## OBJECTIVE
Tell how many lines in the data below hold the string "with"; give nothing but the number.

## RECORDED INFORMATION
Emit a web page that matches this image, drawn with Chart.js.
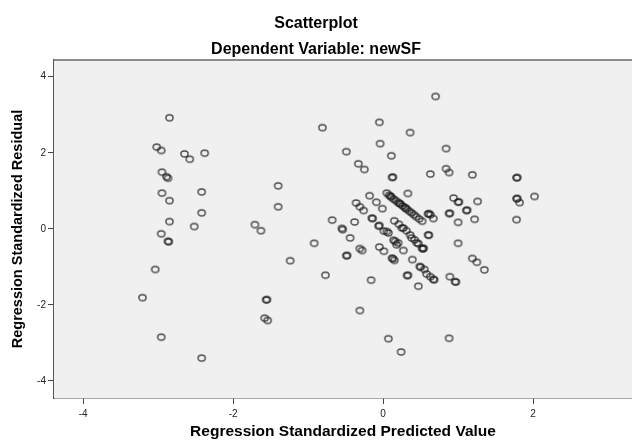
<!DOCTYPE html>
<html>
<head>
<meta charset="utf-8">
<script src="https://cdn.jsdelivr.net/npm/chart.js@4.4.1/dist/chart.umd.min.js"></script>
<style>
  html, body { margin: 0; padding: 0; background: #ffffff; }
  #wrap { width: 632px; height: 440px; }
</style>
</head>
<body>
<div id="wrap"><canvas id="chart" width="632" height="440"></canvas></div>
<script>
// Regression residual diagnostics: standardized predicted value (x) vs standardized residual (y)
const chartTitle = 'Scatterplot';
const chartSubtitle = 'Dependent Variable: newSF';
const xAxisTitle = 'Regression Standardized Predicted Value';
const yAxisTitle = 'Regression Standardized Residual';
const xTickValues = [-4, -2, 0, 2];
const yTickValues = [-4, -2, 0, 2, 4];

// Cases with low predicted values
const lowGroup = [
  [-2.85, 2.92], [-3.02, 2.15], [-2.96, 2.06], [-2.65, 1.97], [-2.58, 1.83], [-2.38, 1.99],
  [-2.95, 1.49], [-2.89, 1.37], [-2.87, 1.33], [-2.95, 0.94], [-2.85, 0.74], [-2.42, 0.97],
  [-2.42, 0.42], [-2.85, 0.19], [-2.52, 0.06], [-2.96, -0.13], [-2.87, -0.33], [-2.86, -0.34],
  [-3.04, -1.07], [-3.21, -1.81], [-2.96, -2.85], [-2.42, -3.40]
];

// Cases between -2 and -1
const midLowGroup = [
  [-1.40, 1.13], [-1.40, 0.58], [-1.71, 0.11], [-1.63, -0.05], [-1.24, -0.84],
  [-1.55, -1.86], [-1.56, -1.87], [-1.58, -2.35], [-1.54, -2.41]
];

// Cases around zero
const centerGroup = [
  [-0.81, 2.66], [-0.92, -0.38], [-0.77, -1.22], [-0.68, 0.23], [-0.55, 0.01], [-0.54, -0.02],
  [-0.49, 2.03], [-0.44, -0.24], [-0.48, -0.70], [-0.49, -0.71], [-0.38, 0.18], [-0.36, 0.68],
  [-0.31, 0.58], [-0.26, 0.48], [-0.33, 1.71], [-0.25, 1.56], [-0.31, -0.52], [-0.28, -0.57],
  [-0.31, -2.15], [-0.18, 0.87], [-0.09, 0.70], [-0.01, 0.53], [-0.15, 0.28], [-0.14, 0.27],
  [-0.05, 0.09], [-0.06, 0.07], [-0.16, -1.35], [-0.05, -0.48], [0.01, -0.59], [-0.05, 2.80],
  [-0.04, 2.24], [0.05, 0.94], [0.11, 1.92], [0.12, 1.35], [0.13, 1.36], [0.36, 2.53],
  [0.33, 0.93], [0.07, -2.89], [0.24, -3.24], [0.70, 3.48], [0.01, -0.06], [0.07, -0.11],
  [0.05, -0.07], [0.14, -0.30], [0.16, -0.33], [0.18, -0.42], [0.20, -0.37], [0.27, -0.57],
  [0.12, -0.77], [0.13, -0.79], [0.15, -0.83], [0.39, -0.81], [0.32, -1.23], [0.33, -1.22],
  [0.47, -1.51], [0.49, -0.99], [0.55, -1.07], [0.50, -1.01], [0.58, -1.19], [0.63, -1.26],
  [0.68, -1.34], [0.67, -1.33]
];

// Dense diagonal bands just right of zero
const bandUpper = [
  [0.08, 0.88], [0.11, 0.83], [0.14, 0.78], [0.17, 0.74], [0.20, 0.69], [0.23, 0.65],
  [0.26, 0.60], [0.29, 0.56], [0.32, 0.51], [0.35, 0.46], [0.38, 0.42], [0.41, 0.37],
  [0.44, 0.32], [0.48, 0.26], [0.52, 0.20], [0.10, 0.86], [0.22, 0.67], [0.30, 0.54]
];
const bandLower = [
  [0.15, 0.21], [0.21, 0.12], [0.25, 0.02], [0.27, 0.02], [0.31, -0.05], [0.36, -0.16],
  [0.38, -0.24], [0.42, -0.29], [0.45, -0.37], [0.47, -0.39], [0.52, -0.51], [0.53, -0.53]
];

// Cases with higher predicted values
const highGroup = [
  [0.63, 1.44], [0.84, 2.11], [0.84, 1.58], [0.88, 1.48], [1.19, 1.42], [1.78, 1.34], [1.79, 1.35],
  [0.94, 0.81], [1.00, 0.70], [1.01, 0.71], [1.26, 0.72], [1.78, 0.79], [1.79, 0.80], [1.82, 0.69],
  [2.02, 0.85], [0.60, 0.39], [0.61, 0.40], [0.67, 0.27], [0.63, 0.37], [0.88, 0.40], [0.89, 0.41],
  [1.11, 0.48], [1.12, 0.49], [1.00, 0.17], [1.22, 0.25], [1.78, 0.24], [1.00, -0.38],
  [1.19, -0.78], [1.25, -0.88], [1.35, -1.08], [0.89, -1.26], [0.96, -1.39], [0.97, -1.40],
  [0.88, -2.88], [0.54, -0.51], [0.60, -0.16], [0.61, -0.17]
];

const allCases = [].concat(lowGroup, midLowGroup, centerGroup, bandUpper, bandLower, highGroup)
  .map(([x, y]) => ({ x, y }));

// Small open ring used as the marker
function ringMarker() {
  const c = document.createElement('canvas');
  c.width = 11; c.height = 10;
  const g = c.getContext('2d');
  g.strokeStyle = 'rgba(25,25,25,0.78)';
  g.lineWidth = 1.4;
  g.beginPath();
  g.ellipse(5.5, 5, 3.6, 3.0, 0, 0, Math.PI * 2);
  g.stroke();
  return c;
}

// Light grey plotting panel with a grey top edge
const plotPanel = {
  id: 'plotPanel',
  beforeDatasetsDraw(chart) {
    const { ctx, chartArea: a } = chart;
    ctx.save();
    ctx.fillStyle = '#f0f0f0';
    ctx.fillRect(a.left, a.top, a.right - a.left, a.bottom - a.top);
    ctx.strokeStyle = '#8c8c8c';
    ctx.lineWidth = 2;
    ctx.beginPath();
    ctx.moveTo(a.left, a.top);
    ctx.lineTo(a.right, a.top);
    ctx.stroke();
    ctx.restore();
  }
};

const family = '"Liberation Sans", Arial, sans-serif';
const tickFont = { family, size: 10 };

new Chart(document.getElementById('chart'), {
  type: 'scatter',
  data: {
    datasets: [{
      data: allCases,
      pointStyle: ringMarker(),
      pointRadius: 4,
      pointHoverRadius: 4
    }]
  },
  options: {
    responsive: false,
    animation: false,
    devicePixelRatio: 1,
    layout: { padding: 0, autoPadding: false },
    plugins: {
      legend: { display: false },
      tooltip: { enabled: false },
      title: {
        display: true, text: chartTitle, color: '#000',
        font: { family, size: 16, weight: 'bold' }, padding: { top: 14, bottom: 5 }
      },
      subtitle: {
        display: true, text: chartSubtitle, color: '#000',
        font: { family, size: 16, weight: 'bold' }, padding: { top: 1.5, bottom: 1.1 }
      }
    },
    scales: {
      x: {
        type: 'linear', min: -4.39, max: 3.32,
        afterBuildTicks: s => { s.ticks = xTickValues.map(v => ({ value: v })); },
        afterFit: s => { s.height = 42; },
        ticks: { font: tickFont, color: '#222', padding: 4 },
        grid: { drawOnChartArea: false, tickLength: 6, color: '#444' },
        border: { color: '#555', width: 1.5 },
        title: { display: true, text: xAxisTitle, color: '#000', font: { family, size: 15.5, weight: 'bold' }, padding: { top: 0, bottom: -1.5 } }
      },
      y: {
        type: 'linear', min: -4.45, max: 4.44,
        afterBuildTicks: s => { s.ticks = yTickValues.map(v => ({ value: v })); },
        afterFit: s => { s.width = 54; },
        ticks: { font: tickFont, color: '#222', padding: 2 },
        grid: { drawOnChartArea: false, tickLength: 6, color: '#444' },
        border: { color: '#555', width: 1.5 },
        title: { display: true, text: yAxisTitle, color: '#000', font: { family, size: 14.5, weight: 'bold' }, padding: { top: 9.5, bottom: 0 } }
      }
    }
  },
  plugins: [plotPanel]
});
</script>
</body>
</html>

## THE RESULT
4